For all of its heft, however, the document does not contain unassailable proof of a single positive drug test. And throughout years-old claims that his athletic triumphs were tainted has been the basis of Armstrong’s defense: that he has never failed a drug test.
Armstrong’s lawyer Timothy Herman countered Wednesday with a statement attacking the report as “a one-sided hatchet job . . . rehashing old, disproved, unreliable allegations based largely on axe-grinders, serial perjurers, coerced testimony, sweetheart deals and threat-induced stories.”
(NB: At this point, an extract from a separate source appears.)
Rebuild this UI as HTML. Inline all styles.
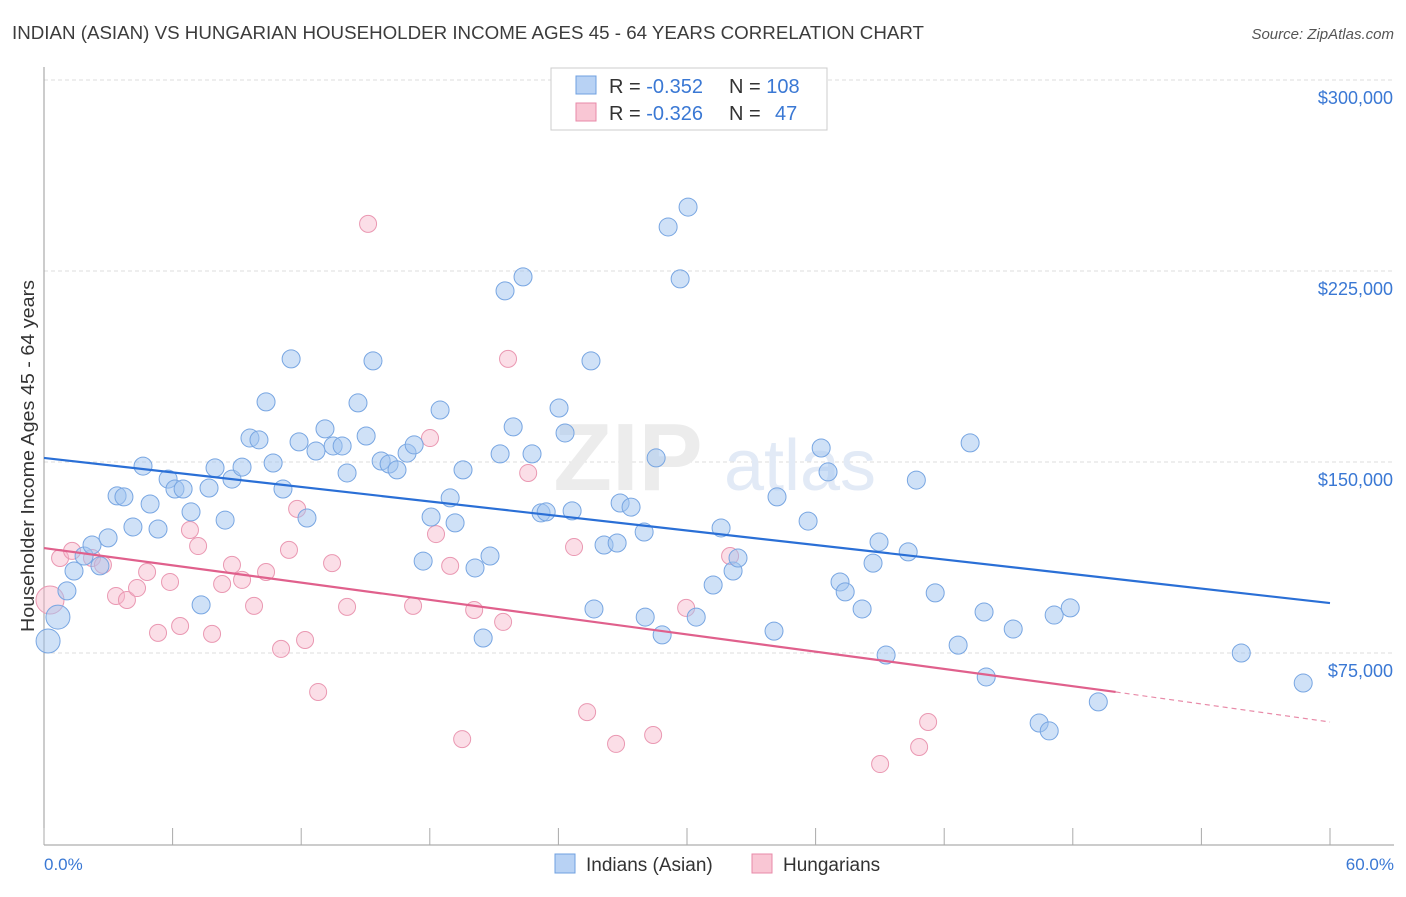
<!DOCTYPE html>
<html><head><meta charset="utf-8">
<style>
body{margin:0;background:#fff;font-family:"Liberation Sans",sans-serif;}
svg text{font-family:"Liberation Sans",sans-serif;}
</style></head>
<body>
<svg id="chart" width="1406" height="892" viewBox="0 0 1406 892" xmlns="http://www.w3.org/2000/svg">
<text x="12" y="39" font-size="18" fill="#3c3c3c" textLength="912" lengthAdjust="spacingAndGlyphs">INDIAN (ASIAN) VS HUNGARIAN HOUSEHOLDER INCOME AGES 45 - 64 YEARS CORRELATION CHART</text>
<text x="1394" y="39" font-size="15" fill="#555" font-style="italic" text-anchor="end">Source: ZipAtlas.com</text>
<g id="grid"></g>
<g>
<text x="628" y="490" font-size="96" fill="#ececec" text-anchor="middle" font-family="Liberation Serif, serif" font-weight="bold">ZIP</text>
<text x="800" y="490" font-size="72" fill="#e2eaf6" text-anchor="middle">atlas</text>
</g>
<line x1="44" y1="67" x2="44" y2="845" stroke="#999" stroke-width="1"/>
<line x1="44" y1="845" x2="1394" y2="845" stroke="#999" stroke-width="1"/>
<g id="xticks"></g>
<g id="ylabels"></g>
<text transform="translate(34,456) rotate(-90)" font-size="18" fill="#333" text-anchor="middle" textLength="352" lengthAdjust="spacingAndGlyphs">Householder Income Ages 45 - 64 years</text>
<text x="44" y="870" font-size="17" fill="#3a78d4">0.0%</text>
<text x="1394" y="870" font-size="17" fill="#3a78d4" text-anchor="end">60.0%</text>
<g id="pinkPts"></g>
<g id="bluePts"></g>
<g id="trends"></g>
<g>
<rect x="551" y="68" width="276" height="62" fill="#fff" stroke="#ccc"/>
<rect x="576" y="76" width="20" height="18" fill="#b8d2f4" stroke="#6fa0e0"/>
<rect x="576" y="103" width="20" height="18" fill="#f9c6d4" stroke="#e88aa8"/>
<text x="609" y="93" font-size="20" fill="#333">R = <tspan fill="#3a78d4">-0.352</tspan></text>
<text x="729" y="93" font-size="20" fill="#333">N = <tspan fill="#3a78d4">108</tspan></text>
<text x="609" y="120" font-size="20" fill="#333">R = <tspan fill="#3a78d4">-0.326</tspan></text>
<text x="729" y="120" font-size="20" fill="#333">N = <tspan x="775" fill="#3a78d4">47</tspan></text>
</g>
<g>
<rect x="555" y="854" width="20" height="19" fill="#b8d2f4" stroke="#6fa0e0"/>
<text x="586" y="871" font-size="19" fill="#333">Indians (Asian)</text>
<rect x="752" y="854" width="20" height="19" fill="#f9c6d4" stroke="#e88aa8"/>
<text x="783" y="871" font-size="19" fill="#333">Hungarians</text>
</g>
</svg>
<script>
const yTicks=[75,150,225,300];
const yTickLabels=["$75,000","$150,000","$225,000","$300,000"];
const xTickPcts=[0,6,12,18,24,30,36,42,48,54,60];
const blueX=[0.19,0.65,1.07,1.4,1.87,2.24,2.61,2.99,3.41,3.73,4.15,4.62,4.95,5.32,5.79,6.11,6.49,6.86,7.33,7.7,7.98,8.45,8.77,9.24,9.61,10.03,10.36,10.69,11.15,11.53,11.9,12.27,12.69,13.11,13.49,13.91,14.14,14.65,15.03,15.35,15.73,16.1,16.47,16.94,17.27,17.69,18.06,18.48,18.95,19.18,19.55,20.11,20.49,20.81,21.28,21.51,21.89,22.35,22.77,23.19,23.43,24.03,24.31,24.64,25.52,25.66,26.13,26.74,26.88,27.39,28.0,28.05,28.56,28.84,29.12,29.68,30.05,30.43,31.22,31.59,32.15,32.38,34.06,34.2,35.65,36.26,36.58,37.14,37.38,38.17,38.68,38.96,39.29,40.32,40.7,41.58,42.65,43.21,43.86,43.96,45.22,46.43,46.9,47.13,47.88,49.19,55.86,58.75];
const blueY=[79.7,89.1,99.4,107.2,113.1,117.4,109.2,120.2,136.7,136.3,124.5,148.4,133.5,123.7,143.3,139.4,139.4,130.4,93.9,139.8,147.7,127.2,143.3,148.0,159.4,158.7,173.6,149.6,139.4,190.5,157.9,128.0,154.3,163.0,156.3,156.3,145.7,173.2,160.2,189.7,150.4,149.2,146.9,153.5,156.7,111.1,128.4,170.4,135.9,126.1,146.9,108.4,80.9,113.1,153.2,217.2,163.8,222.7,153.2,130.0,130.4,171.2,161.4,130.8,189.7,92.3,117.4,118.2,133.9,132.3,122.5,89.1,151.6,82.1,242.3,221.9,250.1,89.1,101.7,124.1,107.2,112.3,83.6,136.3,126.8,155.5,146.1,102.9,99.0,92.3,110.3,118.6,74.2,114.7,142.9,98.6,78.1,157.5,91.1,65.6,84.4,47.5,44.4,89.9,92.7,55.8,75.0,63.2];
const pinkX=[0.28,0.75,1.31,2.24,2.75,3.36,3.87,4.34,4.81,5.32,5.88,6.35,6.81,7.19,7.84,8.31,8.77,9.24,9.8,10.36,11.06,11.43,11.81,12.18,12.79,13.44,14.14,15.12,17.22,18.01,18.29,18.95,19.51,20.07,21.42,21.65,22.59,24.73,25.34,26.69,28.42,29.96,32.01,39.01,40.83,41.25];
const pinkY=[95.8,112.3,115.1,112.3,109.6,97.4,95.8,100.5,106.8,82.9,102.9,85.6,123.3,117.0,82.5,102.1,109.6,103.7,93.5,106.8,76.6,115.5,131.6,80.1,59.7,110.3,93.1,243.5,93.5,159.4,121.7,109.2,41.2,91.9,87.2,190.5,145.7,116.6,51.8,39.3,42.8,92.7,113.1,31.4,38.1,47.9];
const blueTrendX=[0,60], blueTrendY=[151.6,94.6];
const pinkTrendX=[0,50,60], pinkTrendY=[116.2,59.7,47.9];

const NS="http://www.w3.org/2000/svg";
const xs=p=>44+p*1286/60;
const ys=v=>844-v*191/75;
function mk(tag,attrs,parent){const e=document.createElementNS(NS,tag);for(const k in attrs)e.setAttribute(k,attrs[k]);parent.appendChild(e);return e;}
const grid=document.getElementById('grid');
const yl=document.getElementById('ylabels');
yTicks.forEach((t,i)=>{
  const l=mk('line',{x1:44,x2:1394,y1:ys(t),y2:ys(t),stroke:'#ddd','stroke-dasharray':'4,3'},grid);
  
  
  const tx=mk('text',{x:1393,y:ys(t)+24,'font-size':18,fill:'#3a78d4','text-anchor':'end'},yl);
  tx.textContent=yTickLabels[i];
  
  
});
const xt=document.getElementById('xticks');
xTickPcts.forEach(p=>{
  const l=mk('line',{x1:xs(p),x2:xs(p),y1:828,y2:845,stroke:'#aaa'},xt);
  
  
});
const bp=document.getElementById('bluePts');
blueX.forEach((x,i)=>{
  const r=i<2?12:9;
  const c=mk('circle',{cx:xs(x),cy:ys(blueY[i]),r:r,fill:'rgba(160,196,240,0.5)',stroke:'#78a6e2','stroke-width':1},bp);
  
  
});
const pp=document.getElementById('pinkPts');
pinkX.forEach((x,i)=>{
  const r=i<1?14:8.5;
  const c=mk('circle',{cx:xs(x),cy:ys(pinkY[i]),r:r,fill:'rgba(246,182,202,0.45)',stroke:'#ea98b2','stroke-width':1},pp);
  
  
});
const tr=document.getElementById('trends');
const bl=mk('line',{x1:xs(blueTrendX[0]),y1:ys(blueTrendY[0]),x2:xs(blueTrendX[1]),y2:ys(blueTrendY[1]),stroke:'#2a6fd6','stroke-width':2.2},tr);


const pl=mk('line',{x1:xs(pinkTrendX[0]),y1:ys(pinkTrendY[0]),x2:xs(pinkTrendX[1]),y2:ys(pinkTrendY[1]),stroke:'#e0608c','stroke-width':2.2},tr);


const pd=mk('line',{x1:xs(pinkTrendX[1]),y1:ys(pinkTrendY[1]),x2:xs(pinkTrendX[2]),y2:ys(pinkTrendY[2]),stroke:'#e88aa8','stroke-width':1.2,'stroke-dasharray':'5,4'},tr);


</script>
</body></html>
While allegations that Armstrong doped his way to victory are hardly new, three aspects of USADA’s report are revelatory: the widening circle of teammates and associates coming forward with first-hand accounts of his use of EPO, testosterone and blood transfusions; detailed accusations that he insisted key USPS teammates, who were essential to his Tour de France victories, take part in what’s portrayed as a highly sophisticated doping program; and testimony that Armstrong threatened those in position to expose or testify against him.
USADA’s raft of documents, which it labeled as its “reasoned decision,” was sent to the International Cycling Union (UCI), World Anti-Doping Agency and the World Triathlon Corporation detailing the evidence on which it stripped Armstrong of his cycling titles from 1998 on and banned him from the sport after he refused in August to engage in arbitration.
In addition to the testimony of 26 people, the report includes financial payments, e-mails, scientific data and laboratory test results that Travis Tygart, CEO of USADA, said amounted to “conclusive and undeniable proof that” Armstrong, the USPS team’s star rider, used, possessed and distributed performance-enhancing drugs.
Within hours of the report’s release, cyclist George Hincapie, a longtime friend and teammate of Armstrong’s, posted a statement on his Web site admitting that he, too, doped as a member of the USPS team. Hincapie was among those whom USADA says testified about his first-hand knowledge of Armstrong’s doping practices.